Evolution of the ${\mathrm{Bi}}_2{\mathrm{Se}}_3$ $\overline{\Gamma }-\overline{K}$ electronic dispersion upon subsequent 0.5 min K-evaporation steps: (a1)–(a8) ARPES image plots, (b1)–(b8) corresponding energy distribution curves (EDCs). The sample was kept at $5\times {10}^{-11}\mathrm{torr}$ and 6 K.

Figure 3

ARPES $\overline{\Gamma }-\overline{K}$ band dispersion from ${\mathrm{Bi}}_2{\mathrm{Se}}_3$ taken (a) immediately after a 3 min K evaporation, and (b) 30 h later (the sample was kept at $5\times {10}^{-11}\mathrm{torr}$ and 6 K the whole time). As also emphasized by the comparison of the corresponding $\overline{\Gamma }$ point EDCs in (c), the evaporated surface is highly stable. (d) Band dispersion measured at 220 K after a slow 36 h warming up on a sample initially K evaporated for 4 min at 6 K; the comparison with the data in Fig. 2a(8) reveals the suppression of the K-induced carrier doping. (e)–(g) Evolution vs K evaporation time of: (e) binding energy variation for DP ($\Delta E^{\mathrm{DP}}$) and bottom of RB1 ($\Delta E^{\mathrm{RB}1}$), as defined in (a); (f) sheet carrier density for DC ($n_{2\mathrm{D}}^{\mathrm{DC}}$) and RB1 ($n_{2\mathrm{D}}^{\mathrm{RB}1}$); (g) variation of the DC Fermi wave vector ($\Delta k_F^{\mathrm{DC}}$) and of the Rashba band splitting at $E_F$ ($\Delta k_F^{\mathrm{RB}1}$).

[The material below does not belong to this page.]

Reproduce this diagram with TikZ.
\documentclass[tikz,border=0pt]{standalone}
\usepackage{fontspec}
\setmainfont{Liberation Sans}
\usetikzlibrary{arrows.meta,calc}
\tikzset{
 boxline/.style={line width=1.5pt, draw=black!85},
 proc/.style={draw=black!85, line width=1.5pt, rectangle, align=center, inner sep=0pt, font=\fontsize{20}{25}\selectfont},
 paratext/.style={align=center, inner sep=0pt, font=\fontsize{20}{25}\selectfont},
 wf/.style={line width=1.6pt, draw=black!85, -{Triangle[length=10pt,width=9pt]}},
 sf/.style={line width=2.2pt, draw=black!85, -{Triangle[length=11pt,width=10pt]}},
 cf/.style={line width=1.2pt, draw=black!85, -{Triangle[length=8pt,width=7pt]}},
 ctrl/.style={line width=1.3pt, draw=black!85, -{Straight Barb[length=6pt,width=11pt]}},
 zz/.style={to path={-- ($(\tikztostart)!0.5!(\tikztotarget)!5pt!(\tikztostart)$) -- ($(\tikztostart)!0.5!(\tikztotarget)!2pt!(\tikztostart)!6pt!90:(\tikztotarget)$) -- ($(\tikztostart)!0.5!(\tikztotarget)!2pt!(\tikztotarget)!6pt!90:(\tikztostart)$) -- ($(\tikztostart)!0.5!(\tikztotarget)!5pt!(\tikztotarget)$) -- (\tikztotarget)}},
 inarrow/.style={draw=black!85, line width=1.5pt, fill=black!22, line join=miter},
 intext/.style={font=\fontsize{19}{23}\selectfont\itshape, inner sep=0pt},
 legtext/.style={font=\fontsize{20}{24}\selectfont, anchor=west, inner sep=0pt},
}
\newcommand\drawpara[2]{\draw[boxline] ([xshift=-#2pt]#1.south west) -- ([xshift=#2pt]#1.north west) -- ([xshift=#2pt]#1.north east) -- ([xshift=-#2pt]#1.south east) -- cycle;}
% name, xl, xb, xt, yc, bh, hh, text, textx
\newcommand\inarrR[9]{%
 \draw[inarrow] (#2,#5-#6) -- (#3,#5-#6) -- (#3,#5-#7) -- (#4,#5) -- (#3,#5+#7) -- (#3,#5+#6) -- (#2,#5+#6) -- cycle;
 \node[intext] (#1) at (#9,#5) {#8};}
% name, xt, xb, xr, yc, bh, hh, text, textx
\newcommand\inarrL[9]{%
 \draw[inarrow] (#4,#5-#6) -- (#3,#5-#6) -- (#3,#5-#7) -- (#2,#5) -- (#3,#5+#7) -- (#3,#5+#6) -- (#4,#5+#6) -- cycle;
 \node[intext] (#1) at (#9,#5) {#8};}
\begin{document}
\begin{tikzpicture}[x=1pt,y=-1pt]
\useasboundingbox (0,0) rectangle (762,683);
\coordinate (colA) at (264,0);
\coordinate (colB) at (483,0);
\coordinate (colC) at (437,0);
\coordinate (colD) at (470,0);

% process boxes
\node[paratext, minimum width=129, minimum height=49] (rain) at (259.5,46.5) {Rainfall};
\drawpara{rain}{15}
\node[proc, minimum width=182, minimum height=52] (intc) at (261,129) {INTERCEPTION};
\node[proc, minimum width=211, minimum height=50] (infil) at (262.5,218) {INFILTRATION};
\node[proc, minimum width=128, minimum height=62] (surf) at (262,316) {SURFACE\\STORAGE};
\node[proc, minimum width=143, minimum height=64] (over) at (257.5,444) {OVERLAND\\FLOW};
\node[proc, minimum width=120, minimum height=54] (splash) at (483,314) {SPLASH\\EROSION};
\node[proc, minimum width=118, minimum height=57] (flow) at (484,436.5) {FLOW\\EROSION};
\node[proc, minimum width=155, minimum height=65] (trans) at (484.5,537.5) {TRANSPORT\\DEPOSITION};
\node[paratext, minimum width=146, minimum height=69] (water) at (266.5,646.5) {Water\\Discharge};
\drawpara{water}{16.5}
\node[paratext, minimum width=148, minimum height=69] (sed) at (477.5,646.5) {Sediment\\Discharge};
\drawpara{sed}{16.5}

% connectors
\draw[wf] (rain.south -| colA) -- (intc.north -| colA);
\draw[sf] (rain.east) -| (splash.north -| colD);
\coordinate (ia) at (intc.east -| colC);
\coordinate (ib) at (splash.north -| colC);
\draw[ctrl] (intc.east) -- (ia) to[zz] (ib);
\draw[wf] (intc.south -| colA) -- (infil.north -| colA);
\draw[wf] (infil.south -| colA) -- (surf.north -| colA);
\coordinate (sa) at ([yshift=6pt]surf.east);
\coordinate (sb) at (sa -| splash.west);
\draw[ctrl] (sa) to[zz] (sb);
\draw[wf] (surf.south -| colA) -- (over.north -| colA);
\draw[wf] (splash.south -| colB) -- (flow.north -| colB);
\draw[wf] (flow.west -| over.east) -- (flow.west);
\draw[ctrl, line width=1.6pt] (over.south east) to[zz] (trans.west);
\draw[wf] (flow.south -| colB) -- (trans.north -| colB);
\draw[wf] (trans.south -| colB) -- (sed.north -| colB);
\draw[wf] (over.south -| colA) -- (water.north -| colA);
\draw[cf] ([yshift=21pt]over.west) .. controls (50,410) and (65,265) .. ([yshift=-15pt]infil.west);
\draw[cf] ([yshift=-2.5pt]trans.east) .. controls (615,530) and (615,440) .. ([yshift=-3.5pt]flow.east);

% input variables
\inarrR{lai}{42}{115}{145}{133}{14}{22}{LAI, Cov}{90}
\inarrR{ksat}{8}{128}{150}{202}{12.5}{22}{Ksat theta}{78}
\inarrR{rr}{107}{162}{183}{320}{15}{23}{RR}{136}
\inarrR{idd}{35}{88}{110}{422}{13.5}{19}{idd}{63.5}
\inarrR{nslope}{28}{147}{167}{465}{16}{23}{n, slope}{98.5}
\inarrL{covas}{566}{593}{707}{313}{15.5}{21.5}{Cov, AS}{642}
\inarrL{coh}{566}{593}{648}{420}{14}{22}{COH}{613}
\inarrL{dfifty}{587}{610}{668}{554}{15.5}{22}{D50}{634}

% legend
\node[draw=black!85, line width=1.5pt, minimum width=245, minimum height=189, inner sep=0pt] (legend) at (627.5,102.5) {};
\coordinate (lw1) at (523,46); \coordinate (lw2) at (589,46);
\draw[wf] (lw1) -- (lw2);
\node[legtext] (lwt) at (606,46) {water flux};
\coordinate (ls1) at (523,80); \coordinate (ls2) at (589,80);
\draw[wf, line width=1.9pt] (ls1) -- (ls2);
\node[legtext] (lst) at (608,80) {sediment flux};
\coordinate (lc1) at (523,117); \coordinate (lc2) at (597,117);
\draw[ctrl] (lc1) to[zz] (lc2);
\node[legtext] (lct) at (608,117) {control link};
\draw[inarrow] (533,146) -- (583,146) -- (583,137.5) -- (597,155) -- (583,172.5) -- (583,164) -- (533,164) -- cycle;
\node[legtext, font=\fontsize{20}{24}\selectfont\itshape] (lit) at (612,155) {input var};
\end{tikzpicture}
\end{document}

Empty symbols in (e)–(g) are for $T=6\mathrm{K}$ and filled ones for $T=220\mathrm{K}$.

Figure 4

DFT results for (a) $k_z$-projected bulk and (b) 5QL slab of ${\mathrm{Bi}}_2{\mathrm{Se}}_3$ ($E_F$ is at energy 0). (c) Energy difference of the quantum-well (QW) slab states with respect to QW1, calculated for various thicknesses. The QW number increases with QL number, defining a bandwidth $W_{\mathrm{QL}}$ that asymptotically approaches the fully $k_z$-projected bulk $W_B=520\mathrm{meV}$. The 3 min K-deposition RB2-RB1 splitting of $123\pm 6\mathrm{meV}$ is accurately reproduced by the 5QL results.